SWM: The marble that stands before you as a block at first turns into another form after meeting your dreams and talent. When you look at it after you have completed your work, what do you think of first and how do you feel?
AJ: While working on a sculpture, I am simultaneously working on myself. The process of making a sculpture is so interesting because it’s a process of self-development, introspection and growth. Carving a sculpture takes weeks, months, sometime even years. And when completed, I’ve grown as a man. A small piece of my otherwise undefined identity has crystallized and become clearer.

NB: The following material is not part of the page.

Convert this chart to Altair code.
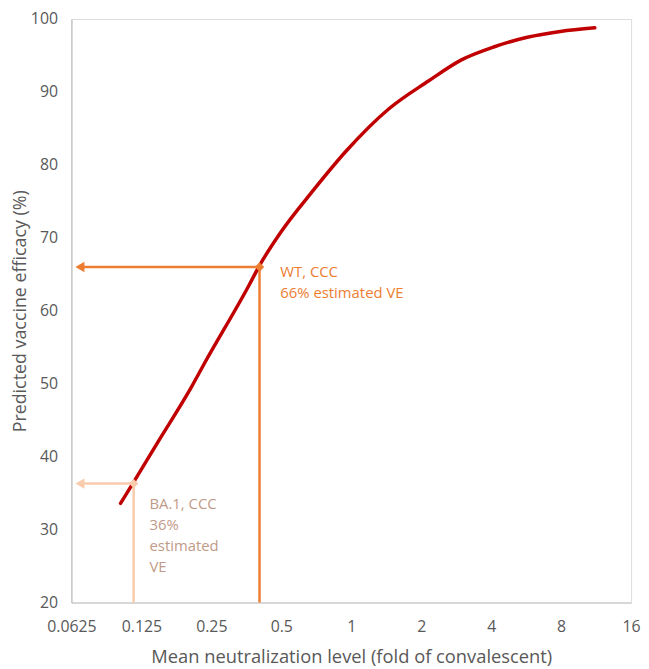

Therefore, I carve a sculpture not only for the sake of the sculpture, but perhaps more importantly for who I become in the process of making it. And later, for who the viewer becomes after attentively looking at it. The sculpture is just an object that should inspire us to work on ourselves, that motivates us and helps us reinforce or shift our paradigms.
SWM: What is your goal?
AJ: A revolutionary once said: “The aim is to be more radical than reality”. While the painter Francis Bacon said: “What could I do to compete with the horror [of life] that’s going on?” I’m trying to find the sweet spot in between. And in doing that, I aim to provide a body of work that functions as a mirror that presents the real face of reality – albeit not a happy one – back to us. I want my work to prompt a mind shifting impact in the viewer. To show something that can’t be unseen afterwards. I am working to create a body of work that draws its inspiration from the state of affairs related to our time, while also addressing more universal themes related to the human condition. I want to leave a legacy behind that contributes to the story of humankind.